[PROBLEM STATEMENT]
Every line that includes the word "matplotlib" is to be listed.

------------------------

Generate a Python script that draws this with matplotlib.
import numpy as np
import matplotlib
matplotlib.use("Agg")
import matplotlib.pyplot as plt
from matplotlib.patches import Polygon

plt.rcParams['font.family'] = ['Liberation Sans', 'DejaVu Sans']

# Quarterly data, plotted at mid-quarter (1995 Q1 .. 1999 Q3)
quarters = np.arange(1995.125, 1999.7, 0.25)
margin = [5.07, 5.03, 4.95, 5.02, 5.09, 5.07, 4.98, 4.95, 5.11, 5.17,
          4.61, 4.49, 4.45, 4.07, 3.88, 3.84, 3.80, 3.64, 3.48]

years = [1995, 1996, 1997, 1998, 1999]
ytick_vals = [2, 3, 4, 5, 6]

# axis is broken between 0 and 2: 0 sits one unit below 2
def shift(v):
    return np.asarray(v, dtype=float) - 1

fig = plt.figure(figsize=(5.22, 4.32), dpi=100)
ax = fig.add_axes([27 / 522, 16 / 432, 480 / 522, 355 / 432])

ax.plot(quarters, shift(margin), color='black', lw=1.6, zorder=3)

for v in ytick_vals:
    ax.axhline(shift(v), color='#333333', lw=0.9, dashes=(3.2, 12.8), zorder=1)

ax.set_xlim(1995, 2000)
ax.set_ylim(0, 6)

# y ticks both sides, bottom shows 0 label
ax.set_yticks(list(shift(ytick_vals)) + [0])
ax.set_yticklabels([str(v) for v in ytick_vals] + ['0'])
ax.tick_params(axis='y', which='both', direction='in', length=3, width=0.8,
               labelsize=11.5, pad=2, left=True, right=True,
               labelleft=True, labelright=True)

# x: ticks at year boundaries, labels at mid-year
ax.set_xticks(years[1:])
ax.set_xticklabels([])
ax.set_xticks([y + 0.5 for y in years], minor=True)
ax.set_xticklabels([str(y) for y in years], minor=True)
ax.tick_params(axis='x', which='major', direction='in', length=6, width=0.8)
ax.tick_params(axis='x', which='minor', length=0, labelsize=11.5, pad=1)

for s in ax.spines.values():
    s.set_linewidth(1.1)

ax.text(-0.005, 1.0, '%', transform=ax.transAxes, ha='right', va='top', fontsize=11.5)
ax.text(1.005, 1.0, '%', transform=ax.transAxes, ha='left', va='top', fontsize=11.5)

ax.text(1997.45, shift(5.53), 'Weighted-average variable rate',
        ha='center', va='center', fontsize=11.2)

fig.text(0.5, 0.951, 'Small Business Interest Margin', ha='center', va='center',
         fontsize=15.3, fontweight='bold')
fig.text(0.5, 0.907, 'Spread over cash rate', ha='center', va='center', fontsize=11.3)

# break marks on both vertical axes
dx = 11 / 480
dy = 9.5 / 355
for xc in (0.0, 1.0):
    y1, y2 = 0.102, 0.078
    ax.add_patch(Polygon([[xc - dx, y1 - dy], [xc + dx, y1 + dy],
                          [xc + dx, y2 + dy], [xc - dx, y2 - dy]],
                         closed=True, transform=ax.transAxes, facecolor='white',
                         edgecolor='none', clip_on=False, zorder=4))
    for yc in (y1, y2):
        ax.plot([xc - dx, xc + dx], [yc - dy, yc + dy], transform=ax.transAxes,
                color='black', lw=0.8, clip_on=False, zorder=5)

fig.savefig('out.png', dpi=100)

------------------------

[SOLUTION BELOW]
Generate a Python script that draws this with matplotlib.
import matplotlib
matplotlib.use("Agg")
import matplotlib.pyplot as plt
from matplotlib.patches import Polygon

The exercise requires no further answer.